In hive, how can I delete duplicate records ? Below is my case,

First, I load data from product table to products_rcfileformat. There are 25 rows of records on product table

FROM products INSERT OVERWRITE TABLE products_rcfileformat         
SELECT *;

Second, I load data from product table to products_rcfileformat. There are 25 rows of records on product table. But this time I'm NOT using OVERWRITE clause

FROM products INSERT INTO TABLE products_rcfileformat         
SELECT *;

When I query the data it give me total rows = 50 which are right

enter image description here

Check from hdfs, it seem hdfs make another copy of file xxx_copy_1 instead of append to 000000_0

enter image description here

Now I want to remove those records that read from xxx_copy_1. How can I achieve this in hive command ? If I'm not mistaken, i can remove xxx_copy_1 file by using hdfs dfs -rm command follow by rerun insert overwrite command.

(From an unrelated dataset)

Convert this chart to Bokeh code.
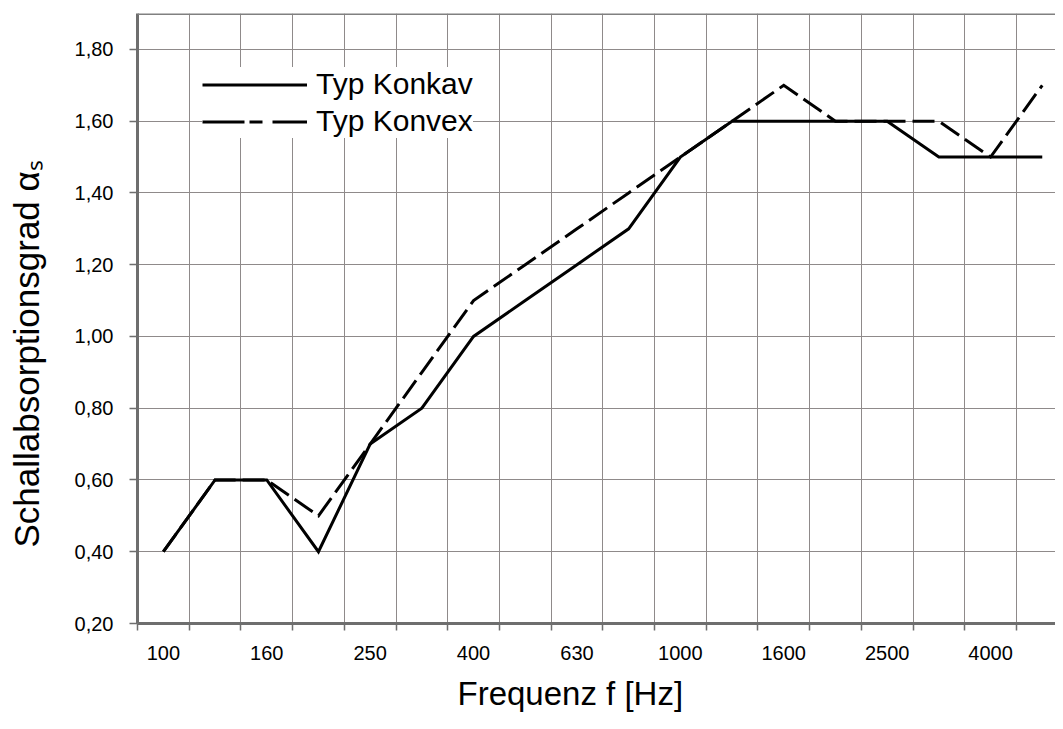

But I want to know whether this can it be done by using hive command example like delete statement?

2

2 Answers

1
votes

Partition your data such that the rows (use window function row_number) you want to drop are in a partition unto themselves. You can then drop the partition without impacting the rest of your table. This is a fairly sustainable model, even if your dataset grows quite large.

detail about Partition .

www.tutorialspoint.com/hive/hive_partitioning.htm

0
votes

Check from hdfs, it seem hdfs make another copy of file xxx_copy_1 instead of append to 000000_0

The reason is hdfs is read only, not editable, as hive warehouse files (or whatever may be the location) that is still in hdfs, so it has to create a second file.

Now I want to remove those records that read from xxx_copy_1. How can I achieve this in hive command ?

Please check this post - Removing DUPLICATE rows in hive based on columns.

Let me know if you are satisfied with the answer there. I have another method, which removes duplicate entries but may not be in the way you want.